Я ненавижу, когда люди моей профессии пытаются исправить свои реальные ошибки текстами и используют для этого настоящих людей.
— Я никогда не стала бы приглашать тебя на кофе, — говорю я.
— Иногда я думаю, что тебя я ненавижу даже больше остальных.
Мы идем по большому кругу в парке, мимо дороги, мимо черной клумбы, мимо детской площадки. Все вокруг — туманно и зыбко.
Я сижу дома и пишу, все время отвлекаюсь то на инстаграм, то на белоснежное небо за окном. Здесь совсем не бывает туманов, и я по ним скучаю. Я думаю, что могла бы написать одной из бывших одноклассниц, спросить фамилию Ю. (я ее не помню, я никогда ничего не помню). Я могла бы попытаться найти ее где-то, если она не сменила фамилию в браке (и начать разговор с того, как я горюю из-за этой сексистской традиции, из-за которой невозможно становится разыскать своих детских, юношеских подруг, и не-подруг тоже). Я могла бы гуглить, и гуглить, и гуглить — я хороша в этом.
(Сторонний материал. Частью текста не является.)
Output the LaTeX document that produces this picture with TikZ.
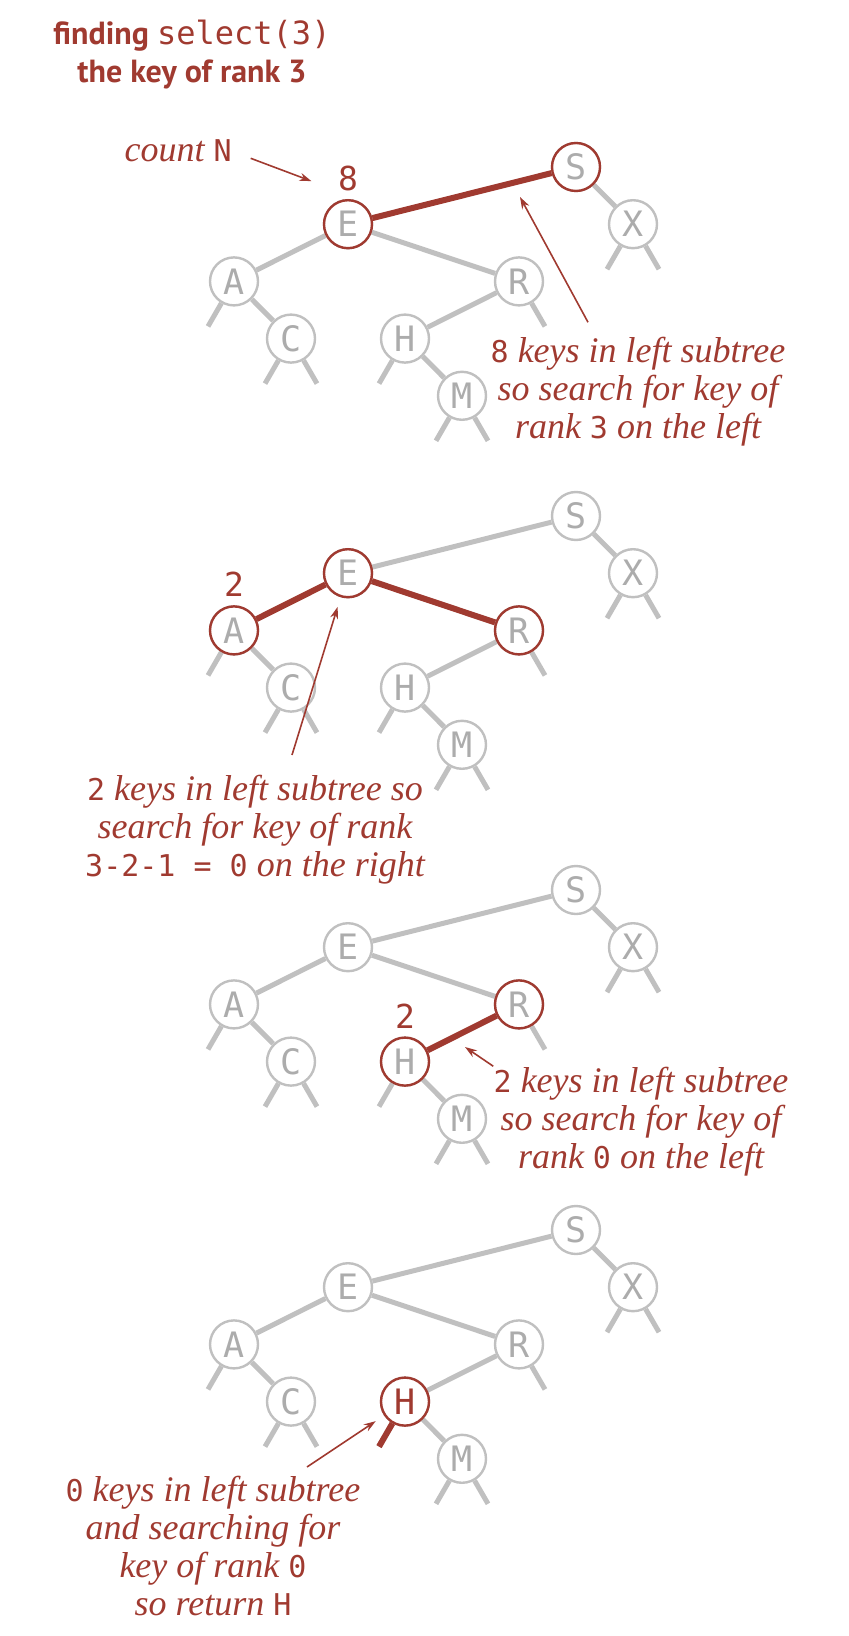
\documentclass[tikz,border=0pt]{standalone}
\usepackage{fontspec}
\setmainfont{Liberation Serif}
\setsansfont{PT Sans}
\newfontfamily\codefont{DejaVu Sans Mono}
\usetikzlibrary{positioning, calc, arrows.meta}

\definecolor{bookred}{RGB}{160,58,48}
\definecolor{linkgray}{RGB}{192,192,192}
\definecolor{keytext}{RGB}{172,172,172}

\newcommand{\keycode}[1]{{\codefont\upshape\fontsize{15}{19}\selectfont #1}}

\begin{document}
\begin{tikzpicture}[x=0.5pt, y=-0.5pt,
  key/.style={circle, draw=linkgray, line width=1.2pt, minimum size=24pt, inner sep=0pt,
    fill=white, text=keytext, font=\codefont\fontsize{17.5}{17.5}\selectfont},
  redkey/.style={key, draw=bookred},
  link/.style={linkgray, line width=2.5pt},
  redlink/.style={bookred, line width=3pt},
  size/.style={text=bookred, inner sep=0pt, font=\codefont\fontsize{16.5}{16.5}\selectfont},
  note/.style={text=bookred, align=center, inner sep=0pt, font=\fontsize{18}{19}\selectfont\itshape},
  pointer/.style={bookred, line width=0.8pt, -{Stealth[length=6pt, width=4pt]}}]

\useasboundingbox (0,0) rectangle (848,1636);

\node[text=bookred, align=center, anchor=base, font=\sffamily\bfseries\fontsize{16}{19}\selectfont] (title) at (192,83)
  {finding {\codefont\mdseries\fontsize{16}{19}\selectfont select(3)}\\the key of rank 3};

% the same tree four times
\foreach \p/\py in {1/167, 2/516, 3/890, 4/1230} {
  \foreach \k/\x/\lv in {S/576/0, E/348/1, X/633/1, A/234/2, R/519/2, C/291/3, H/405/3, M/462/4}
    \node[key] (\k\p) at (\x, \py+57.2*\lv) {\k};
  \foreach \pa/\ch in {S/E, S/X, E/A, E/R, A/C, R/H, H/M}
    \draw[link] (\pa\p) -- (\ch\p);
  % null links
  \foreach \k/\side/\dx in {A/l/-26, C/l/-26, C/r/26, H/l/-26, M/l/-26, M/r/26, R/r/26, X/l/-26, X/r/26} {
    \coordinate (\k\p\side) at ($(\k\p)+(\dx,45)$);
    \draw[link] (\k\p) -- (\k\p\side);
  }
}

% select(3) at the root
\node[redkey] (E1h) at (E1) {E};
\node[redkey] (S1h) at (S1) {S};
\draw[redlink] (E1h) -- (S1h);
\node[size, above=4pt of E1h] (n1) {8};
\node[note, anchor=base east] (cnt) at (232,162) {count \keycode{N}};
\draw[pointer, shorten <=10pt, shorten >=14pt] (cnt.east) -- (n1.south west);
\node[note, anchor=base] (t1) at (638,438) {\keycode{8} keys in left subtree\\so search for key of\\rank \keycode{3} on the left};
\coordinate (tip1) at (520,197);
\draw[pointer] ([xshift=-25pt, yshift=7pt]t1.north) -- (tip1);

% go left
\node[redkey] (E2h) at (E2) {E};
\node[redkey] (A2h) at (A2) {A};
\node[redkey] (R2h) at (R2) {R};
\draw[redlink] (A2h) -- (E2h) -- (R2h);
\node[size, above=4pt of A2h] (n2) {2};
\node[note, anchor=base] (t2) at (255,876) {\keycode{2} keys in left subtree so\\search for key of rank\\\keycode{3-2-1 = 0} on the right};
\coordinate (from2) at (292,755);
\draw[pointer, shorten >=5pt] (from2) -- (E2h);

% go right
\node[redkey] (R3h) at (R3) {R};
\node[redkey] (H3h) at (H3) {H};
\draw[redlink] (H3h) -- (R3h);
\node[size, above=4pt of H3h] (n3) {2};
\node[note, anchor=base] (t3) at (641,1168) {\keycode{2} keys in left subtree\\so search for key of\\rank \keycode{0} on the left};
\coordinate (tip3) at (465,1047);
\draw[pointer] (t3.north west) -- (tip3);

% found
\node[redkey, text=bookred] (H4h) at (H4) {H};
\draw[redlink] (H4h) -- (H4l);
\node[note, anchor=base] (t4) at (213,1615) {\keycode{0} keys in left subtree\\and searching for\\key of rank \keycode{0}\\so return \keycode{H}};
\coordinate (from4) at (307,1467);
\draw[pointer, shorten >=5pt] (from4) -- (H4h);
\end{tikzpicture}
\end{document}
Приносить извинения, пытаться наладить отношения — у меня мало способностей в эмоциональном интеллекте, но я отлично понимаю, какие вещи делаются для себя, а какие — для других. Это — исключительно для себя. Сознательно игнорируя вред, который мои сообщения могут принести другой.
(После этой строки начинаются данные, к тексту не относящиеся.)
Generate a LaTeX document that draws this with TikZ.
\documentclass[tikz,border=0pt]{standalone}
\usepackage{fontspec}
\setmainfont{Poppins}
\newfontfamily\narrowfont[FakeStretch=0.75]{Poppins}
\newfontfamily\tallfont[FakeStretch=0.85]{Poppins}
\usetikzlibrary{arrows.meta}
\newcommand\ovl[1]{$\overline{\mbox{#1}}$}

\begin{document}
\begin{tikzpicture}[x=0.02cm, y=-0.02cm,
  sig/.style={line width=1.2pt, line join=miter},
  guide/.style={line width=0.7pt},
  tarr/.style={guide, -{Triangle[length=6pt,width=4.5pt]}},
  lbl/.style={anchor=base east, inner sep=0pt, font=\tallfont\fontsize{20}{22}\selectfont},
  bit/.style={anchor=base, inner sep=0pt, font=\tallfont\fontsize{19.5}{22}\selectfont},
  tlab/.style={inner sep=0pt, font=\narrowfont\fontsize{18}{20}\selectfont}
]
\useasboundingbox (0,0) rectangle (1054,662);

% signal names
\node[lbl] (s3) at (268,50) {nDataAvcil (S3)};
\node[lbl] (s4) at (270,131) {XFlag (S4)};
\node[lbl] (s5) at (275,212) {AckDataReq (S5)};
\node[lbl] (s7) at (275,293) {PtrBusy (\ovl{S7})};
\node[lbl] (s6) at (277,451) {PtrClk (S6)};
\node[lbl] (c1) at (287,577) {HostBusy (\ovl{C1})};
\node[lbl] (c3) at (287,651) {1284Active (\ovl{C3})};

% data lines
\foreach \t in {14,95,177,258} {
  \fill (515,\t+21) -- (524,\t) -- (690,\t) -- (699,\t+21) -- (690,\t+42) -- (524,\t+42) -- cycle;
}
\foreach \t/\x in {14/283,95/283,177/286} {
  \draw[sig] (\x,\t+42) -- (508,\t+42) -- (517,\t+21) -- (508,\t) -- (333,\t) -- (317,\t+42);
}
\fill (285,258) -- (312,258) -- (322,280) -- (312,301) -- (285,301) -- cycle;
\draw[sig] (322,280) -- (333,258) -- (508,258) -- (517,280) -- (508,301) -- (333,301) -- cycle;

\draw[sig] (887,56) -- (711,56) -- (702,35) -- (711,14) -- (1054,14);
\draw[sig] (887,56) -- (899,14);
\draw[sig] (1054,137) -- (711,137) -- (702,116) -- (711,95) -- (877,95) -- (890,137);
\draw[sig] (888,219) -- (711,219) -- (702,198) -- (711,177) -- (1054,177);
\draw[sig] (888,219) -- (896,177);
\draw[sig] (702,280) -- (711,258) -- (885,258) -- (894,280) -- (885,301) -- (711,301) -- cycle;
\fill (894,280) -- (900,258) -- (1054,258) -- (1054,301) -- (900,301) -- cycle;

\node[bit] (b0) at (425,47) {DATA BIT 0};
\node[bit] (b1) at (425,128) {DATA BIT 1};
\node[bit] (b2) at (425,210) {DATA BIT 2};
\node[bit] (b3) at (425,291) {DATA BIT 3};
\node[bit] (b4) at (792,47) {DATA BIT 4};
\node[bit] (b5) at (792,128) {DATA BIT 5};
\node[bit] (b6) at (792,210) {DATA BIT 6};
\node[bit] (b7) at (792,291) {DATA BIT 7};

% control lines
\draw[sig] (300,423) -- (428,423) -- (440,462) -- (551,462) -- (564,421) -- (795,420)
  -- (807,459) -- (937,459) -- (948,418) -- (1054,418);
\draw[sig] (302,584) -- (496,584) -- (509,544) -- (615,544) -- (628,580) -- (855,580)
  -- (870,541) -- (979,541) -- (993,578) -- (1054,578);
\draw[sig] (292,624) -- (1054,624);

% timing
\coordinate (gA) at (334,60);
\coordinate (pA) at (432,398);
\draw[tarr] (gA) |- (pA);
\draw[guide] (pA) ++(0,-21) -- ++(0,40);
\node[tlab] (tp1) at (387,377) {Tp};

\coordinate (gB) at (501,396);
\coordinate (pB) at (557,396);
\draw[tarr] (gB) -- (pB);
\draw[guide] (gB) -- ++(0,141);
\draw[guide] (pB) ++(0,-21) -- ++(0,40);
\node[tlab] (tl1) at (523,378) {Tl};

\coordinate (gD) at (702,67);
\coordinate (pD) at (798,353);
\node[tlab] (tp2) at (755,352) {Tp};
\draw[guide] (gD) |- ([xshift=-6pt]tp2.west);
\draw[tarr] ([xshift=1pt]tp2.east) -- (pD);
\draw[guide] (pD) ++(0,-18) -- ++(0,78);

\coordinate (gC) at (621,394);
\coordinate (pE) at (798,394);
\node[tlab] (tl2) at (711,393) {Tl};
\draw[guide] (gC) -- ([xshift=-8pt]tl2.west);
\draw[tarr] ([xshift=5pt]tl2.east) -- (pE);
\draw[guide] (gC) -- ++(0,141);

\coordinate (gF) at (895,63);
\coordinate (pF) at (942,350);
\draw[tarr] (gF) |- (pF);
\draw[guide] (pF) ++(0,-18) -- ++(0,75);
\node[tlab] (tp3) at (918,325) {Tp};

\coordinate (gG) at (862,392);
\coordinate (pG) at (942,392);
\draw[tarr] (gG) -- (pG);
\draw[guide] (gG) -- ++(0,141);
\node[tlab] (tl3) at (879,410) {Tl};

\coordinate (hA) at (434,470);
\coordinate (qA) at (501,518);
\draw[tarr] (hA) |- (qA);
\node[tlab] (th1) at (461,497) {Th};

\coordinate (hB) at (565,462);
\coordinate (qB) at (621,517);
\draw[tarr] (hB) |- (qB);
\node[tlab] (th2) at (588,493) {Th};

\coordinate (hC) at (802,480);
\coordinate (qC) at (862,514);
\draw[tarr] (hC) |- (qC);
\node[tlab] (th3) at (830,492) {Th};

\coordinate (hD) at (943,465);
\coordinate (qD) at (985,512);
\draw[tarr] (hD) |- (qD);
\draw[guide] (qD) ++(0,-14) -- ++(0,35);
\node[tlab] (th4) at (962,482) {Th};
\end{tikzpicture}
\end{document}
На перемене я рассказываю подругам, что вчера гуляла с Ю.
Не знаю. Я выгуливала кота, и мы встретились. Подруги смеются, потому что никто не выгуливает котов, кроме эксцентричной меня.
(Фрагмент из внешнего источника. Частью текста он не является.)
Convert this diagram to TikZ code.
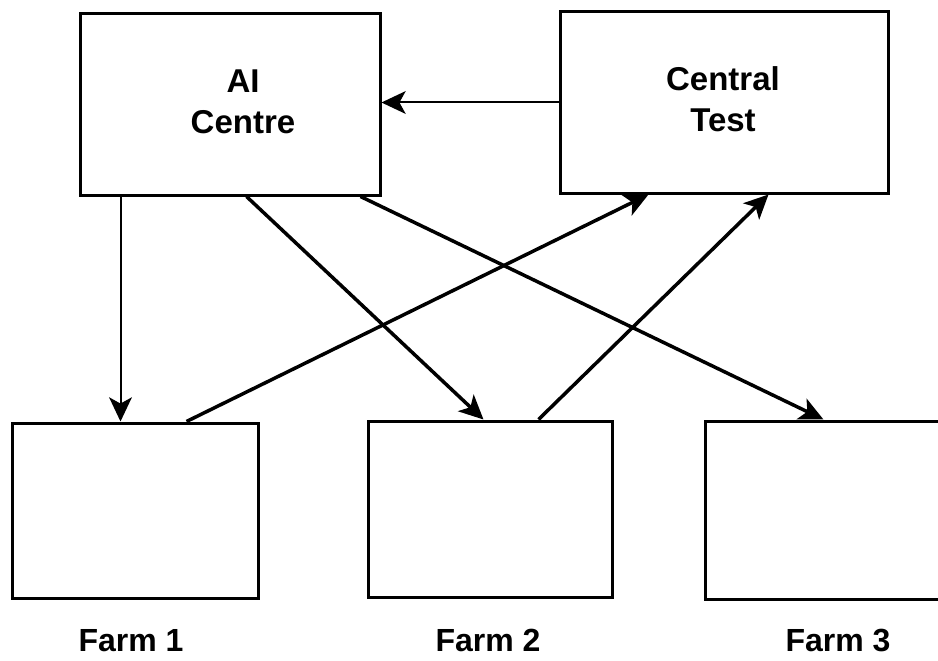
\documentclass[tikz,border=0pt]{standalone}
\usepackage{fontspec}
\setmainfont{Liberation Sans}
\usetikzlibrary{arrows.meta}
\tikzset{
  box/.style={draw,line width=3pt,inner sep=0pt},
  txt/.style={inner sep=0pt,align=center,font=\fontsize{33}{41}\selectfont\bfseries},
  lbl/.style={inner sep=0pt,anchor=base,text depth=0pt,font=\fontsize{32}{40}\selectfont\bfseries},
  thinarrow/.style={line width=2pt,arrows={-Stealth[length=0.85cm,width=0.8cm,inset=0.22cm]}},
  thickarrow/.style={line width=3.5pt,arrows={-Stealth[length=0.85cm,width=0.8cm,inset=0.22cm]}}}
\begin{document}
\begin{tikzpicture}[x=1pt,y=-1pt]
\useasboundingbox (0,0) rectangle (938,661);
\begin{scope}
\clip (0,0) rectangle (938,661);
\node[box,minimum width=300pt,minimum height=181pt] (ai) at (230,104.5) {};
\node[box,minimum width=328pt,minimum height=181pt] (ct) at (724,102.5) {};
\node[box,minimum width=246pt,minimum height=175pt] (f1) at (135,510.5) {};
\node[box,minimum width=244pt,minimum height=176pt] (f2) at (490,509) {};
\node[box,minimum width=240pt,minimum height=178pt] (f3) at (825,510) {};
\end{scope}
\node[txt] (ait) at (243,102) {AI\\Centre};
\node[txt] (ctt) at (723,99) {Central\\Test};
\node[lbl] (l1) at (131,651) {Farm 1};
\node[lbl] (l2) at (488,651) {Farm 2};
\node[lbl] (l3) at (838,651) {Farm 3};
\draw[thinarrow] (ct.west) -- (ct.west -| ai.east);
\draw[thinarrow] ([xshift=42pt]ai.south west) -- ([xshift=110pt]f1.north west);
\draw[thickarrow] ([xshift=168pt]ai.south west) -- ([xshift=117pt]f2.north west);
\draw[thickarrow] ([xshift=282pt]ai.south west) -- ([xshift=120pt]f3.north west);
\draw[thickarrow] ([xshift=176pt]f1.north west) -- ([xshift=90pt]ct.south west);
\draw[thickarrow] ([xshift=172pt]f2.north west) -- ([xshift=210pt]ct.south west);
\end{tikzpicture}
\end{document}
(яркая, говорят люди, когда описывают меня, умная. добрая. меня передергивает).
Я размышляю о том, что Ю. вообще делала около школы. Я живу рядом, поэтому часто гуляю там, она — нет. Я решаю, что в следующий раз, когда увижу ее, подойду, позову со мной, а в конце обязательно договорюсь о новой встрече. Следующие несколько недель я ищу ее в прохожих, я смотрю в окно, готовая выскочить, если она появится, я жду.
Я готова спасать ее от одиночества на прогулках, пусть у меня и нет времени и желания делать это в школе.
Когда я решаю заговорить с ней на перемене, она отвечает лаконично и холодно. Я не настаиваю.
— Что там твой любимый Сартр? — спрашивает Ю., пока я стучу по клавишам.— Ты, кстати, все еще его любишь? Ад — это другие, верно?
— Верно, — отвечаю, — но редко кто понимает это правильно. И нет, больше не любимый.
У нее была тонкая кожа, тонкие запястья, тонкие волосы, тонкие губы. Если бы она была героиней мужчины времен Сартра, она бы непременно умерла в конце, став уроком для главного героя.
— А что ты сделаешь со мной в конце? — спрашивает Ю., пока я стучу по клавишам.